In this new series for ESG Clarity EU, Hargreaves Lansdown dives into ESG funds available in the UK and EU, analysing their investments, performance and ESG credentials.

For this latest article, Dominic Rowles takes a look at the Ninety One UK Sustainable Equity fund.

The Ninety One UK Sustainable Equity fund invests in companies making a positive contribution to the environment, society or both. Those that result in significant negative impacts, such as tobacco, oil and gas, and coal producers, are excluded.

The fund is managed by Matt Evans, a seasoned investor with 25 years of investment experience. His investment process involves assessing companies across three pillars.
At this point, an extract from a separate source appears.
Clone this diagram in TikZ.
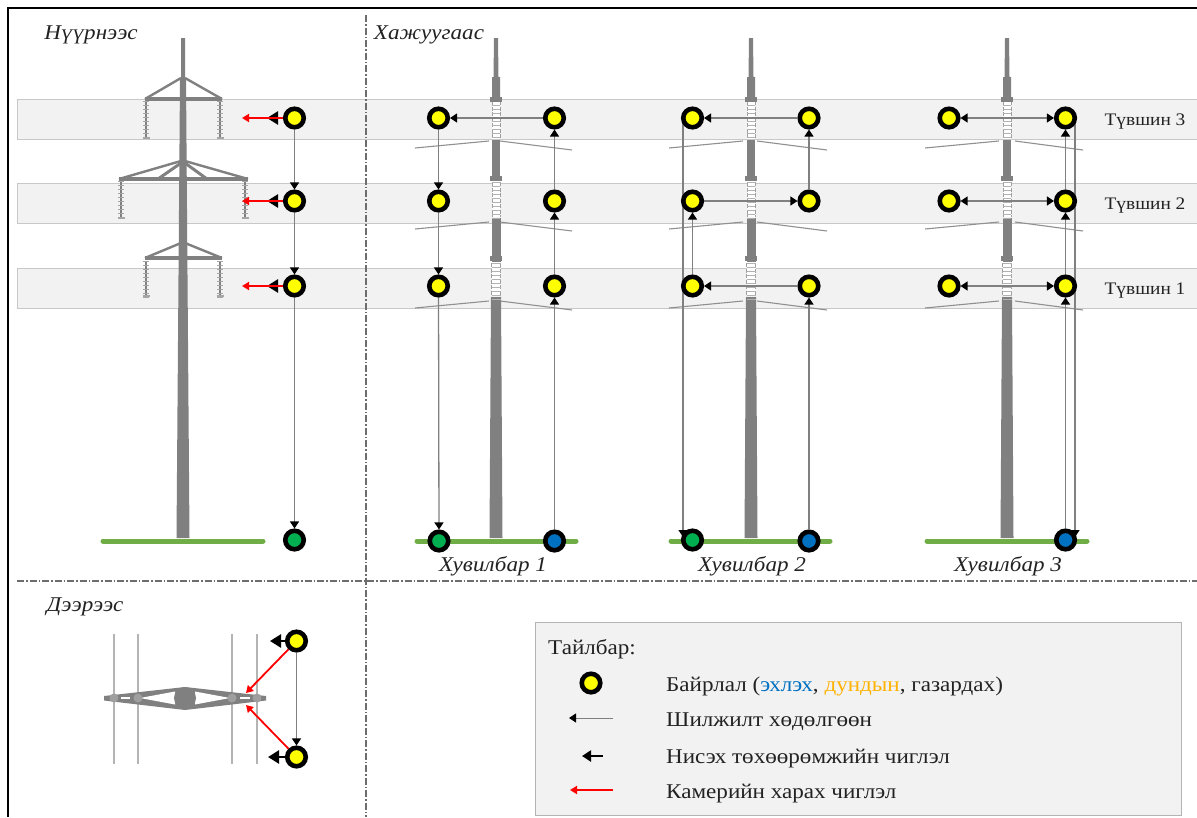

A financial sustainability assessment digs into balance sheet strength, tests the quality of earnings and allows him to form a view on the management team’s track record of allocating capital efficiently.

Next up is an internal sustainability assessment. Evans assesses the environmental and social impact of a company’s operations. The key areas of focus will differ depending on the type of business being analysed but can stretch from its carbon footprint and usage of resources like water, to employee working conditions.

Finally, he assesses any positive impact the company makes by mapping it to the UN Sustainable Development Goals. This helps him understand which companies are creating the most positive sustainability outcomes.

This process whittles down the universe to a portfolio, which currently includes 42 companies and looks very different to the broader UK stock market.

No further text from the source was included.